Dictionaries work by computing a hash code for each key stored in the dictionary using the hash() built-in function. The hash code varies widely depending on the key; for example, “Python” hashes to -539294296 while “python”, a string that differs by a single bit, hashes to 1142331976. The hash code is then used to calculate a location in an internal array where the value will be stored. Assuming that you’re storing keys that all have different hash values, this means that dictionaries take constant time – O(1), in computer science notation – to retrieve a key. It also means that no sorted order of the keys is maintained, and traversing the array as the .keys() and .items() do will output the dictionary’s content in some arbitrary jumbled order.

Comprehension

List comprehension

Syntax: [<expression> for var in list_var if condition]

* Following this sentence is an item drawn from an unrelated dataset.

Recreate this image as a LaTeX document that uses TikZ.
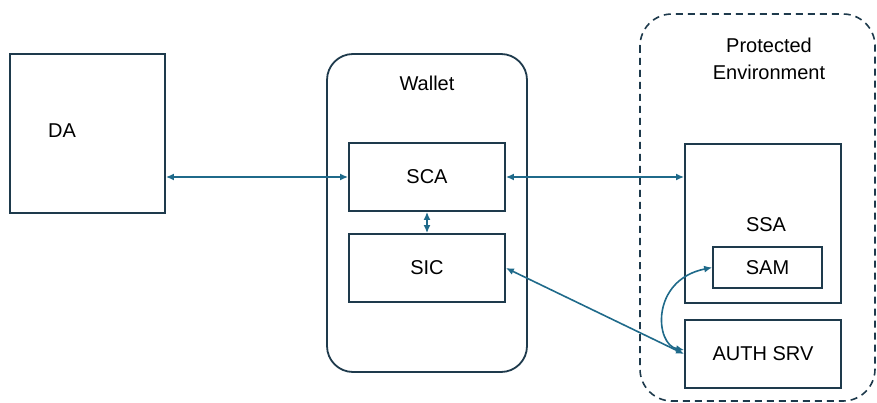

<expression>: can be any Python expression, it will be the result of each element after list comprehension

var: temporary variable to hold a single variable in the list

list_var: the original list

if condition: optional, only the elements with condition=true will be kept in the final list

Dictionary comprehension

Syntax: {<key>:<value> for var in list_var if condition}

Note: it is enclosed in {} and returns a dictionary

<key>: expression of keys in dictionary

<value>: expression of values in dictionary

Note: to get both keys and values from a dictionary, we can use {... for key, value in dict.items()}.

Set comprehension

Syntax: {<expression> for var in set_var if condition}. Set comprehension can take set (as well as list) as input.